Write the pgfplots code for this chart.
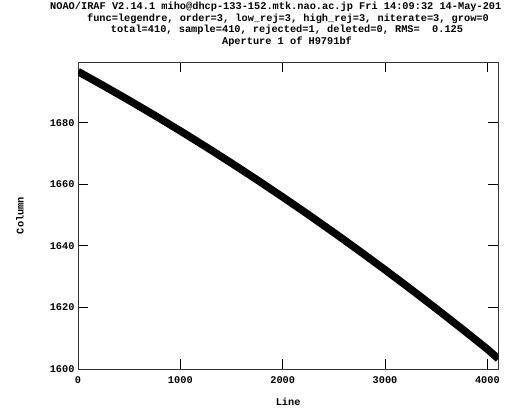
\documentclass[border=0pt]{standalone}
\usepackage{fontspec}
\setmainfont{Liberation Mono}
\usepackage{pgfplots}
\pgfplotsset{compat=1.18}
\begin{document}
\begin{tikzpicture}[x=1bp,y=1bp]
\path[use as bounding box] (0,0) rectangle (525,408);
\def\irf{\fontsize{10.3bp}{12bp}\selectfont\bfseries}
\begin{axis}[
  at={(78bp,39bp)}, anchor=south west,
  scale only axis, width=420.3bp, height=307bp,
  xmin=0, xmax=4107, ymin=1600, ymax=1699.8,
  xtick={0,1000,2000,3000,4000},
  ytick={1600,1620,1640,1660,1680},
  tick align=inside, major tick length=10bp,
  ticks=major,
  xtick pos=both, ytick pos=both,
  every tick/.style={black, line width=1bp},
  axis line style={black!80, line width=0.9bp},
  /pgf/number format/assume math mode=true,
  /pgf/number format/1000 sep={},
  tick label style={font=\irf},
  xticklabel style={yshift=-4bp},
  yticklabel style={xshift=0bp},
  xlabel={Line}, ylabel={Column},
  label style={font=\irf},
  xlabel style={at={(axis description cs:0.5,0)}, anchor=center, yshift=-32.5bp},
  ylabel style={at={(axis description cs:0,0.5)}, anchor=center, yshift=58bp},
]
\addplot[black, line width=7.5bp, line join=round] table {
x y
0 1696.70
250 1692.07
500 1687.31
750 1682.42
1000 1677.39
1250 1672.22
1500 1666.92
1750 1661.48
2000 1655.91
2250 1650.20
2500 1644.36
2750 1638.38
3000 1632.26
3250 1626.01
3500 1619.63
3750 1613.11
4000 1606.45
4107 1603.30
};
\end{axis}
\node[font=\irf, anchor=west, inner sep=0] at (50,401) {NOAO/IRAF V2.14.1 miho@dhcp-133-152.mtk.nao.ac.jp Fri 14:09:32 14-May-201};
\node[font=\irf, inner sep=0] at (288,389.5) {func=legendre, order=3, low\_rej=3, high\_rej=3, niterate=3, grow=0};
\node[font=\irf, inner sep=0] at (287,378) {total=410, sample=410, rejected=1, deleted=0, RMS=\ \ 0.125};
\node[font=\irf, inner sep=0] at (287,366.5) {Aperture 1 of H9791bf};
\end{tikzpicture}
\end{document}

Goal: Give the data above again in full and unchanged, skipping the pictures.

Response to the exercise:
Write the pgfplots code for this chart.
\documentclass[border=0pt]{standalone}
\usepackage{fontspec}
\setmainfont{Liberation Mono}
\usepackage{pgfplots}
\pgfplotsset{compat=1.18}
\begin{document}
\begin{tikzpicture}[x=1bp,y=1bp]
\path[use as bounding box] (0,0) rectangle (525,408);
\def\irf{\fontsize{10.3bp}{12bp}\selectfont\bfseries}
\begin{axis}[
  at={(78bp,39bp)}, anchor=south west,
  scale only axis, width=420.3bp, height=307bp,
  xmin=0, xmax=4107, ymin=1600, ymax=1699.8,
  xtick={0,1000,2000,3000,4000},
  ytick={1600,1620,1640,1660,1680},
  tick align=inside, major tick length=10bp,
  ticks=major,
  xtick pos=both, ytick pos=both,
  every tick/.style={black, line width=1bp},
  axis line style={black!80, line width=0.9bp},
  /pgf/number format/assume math mode=true,
  /pgf/number format/1000 sep={},
  tick label style={font=\irf},
  xticklabel style={yshift=-4bp},
  yticklabel style={xshift=0bp},
  xlabel={Line}, ylabel={Column},
  label style={font=\irf},
  xlabel style={at={(axis description cs:0.5,0)}, anchor=center, yshift=-32.5bp},
  ylabel style={at={(axis description cs:0,0.5)}, anchor=center, yshift=58bp},
]
\addplot[black, line width=7.5bp, line join=round] table {
x y
0 1696.70
250 1692.07
500 1687.31
750 1682.42
1000 1677.39
1250 1672.22
1500 1666.92
1750 1661.48
2000 1655.91
2250 1650.20
2500 1644.36
2750 1638.38
3000 1632.26
3250 1626.01
3500 1619.63
3750 1613.11
4000 1606.45
4107 1603.30
};
\end{axis}
\node[font=\irf, anchor=west, inner sep=0] at (50,401) {NOAO/IRAF V2.14.1 miho@dhcp-133-152.mtk.nao.ac.jp Fri 14:09:32 14-May-201};
\node[font=\irf, inner sep=0] at (288,389.5) {func=legendre, order=3, low\_rej=3, high\_rej=3, niterate=3, grow=0};
\node[font=\irf, inner sep=0] at (287,378) {total=410, sample=410, rejected=1, deleted=0, RMS=\ \ 0.125};
\node[font=\irf, inner sep=0] at (287,366.5) {Aperture 1 of H9791bf};
\end{tikzpicture}
\end{document}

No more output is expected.